Whitefield encouraged local ministers like Tennent to join him in his efforts to revitalize Protestantism. Less concerned with denominational affiliation than with core beliefs and passionate preaching, Whitefield hailed his fellow revivalists as “burning and shining lights” and embraced the vitality (and disruption) that followed in their wake. New Light ministers carried on Whitefield’s work throughout the 1740s, honing their methods and appeal. They denounced urbane and educated clergy, used extemporaneous oratorical styles and outdoor venues to attract crowds, and invited colonists from all walks of life to build a common Christian community. Some became itinerant preachers, preferring the freedom to carry their message throughout the colonies to the security of a traditional pulpit.

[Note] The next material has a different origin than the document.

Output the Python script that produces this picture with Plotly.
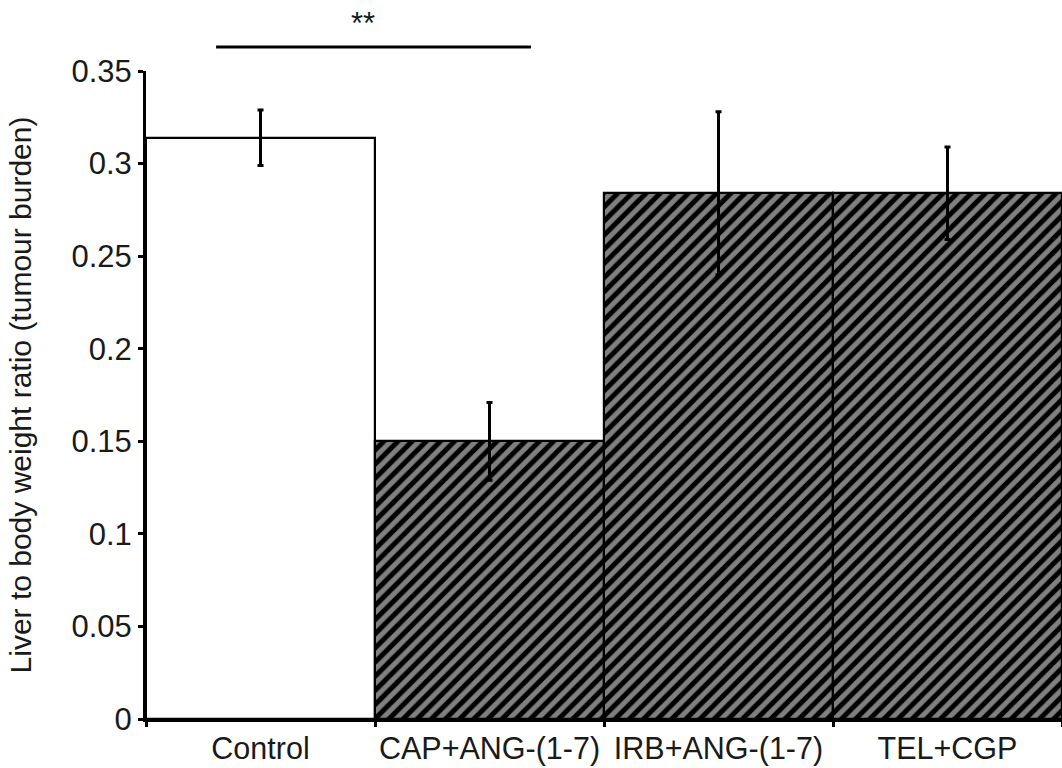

New Light clergy brought young people to religion by the thousands. In addition, thousands of colonists who were already church members were “born again,” recommitting themselves to their faith. Poor parishioners who felt little connection to preaching when they sat on the back benches eagerly joined the crowds at outdoor revivals, where they could stand as close to the pulpit as a rich merchant. Indeed, Tennent appealed especially to poor and single women and girls when he preached with Whitefield in Boston. Enthusiastic parishioners from a wide range of denominations formed new churches. Some, like the New Building of Philadelphia, sought interdenominational communion, but most expanded the reach of particular denominations, whether Presbyterian, Congregational, Methodist, Baptist, or Anglican.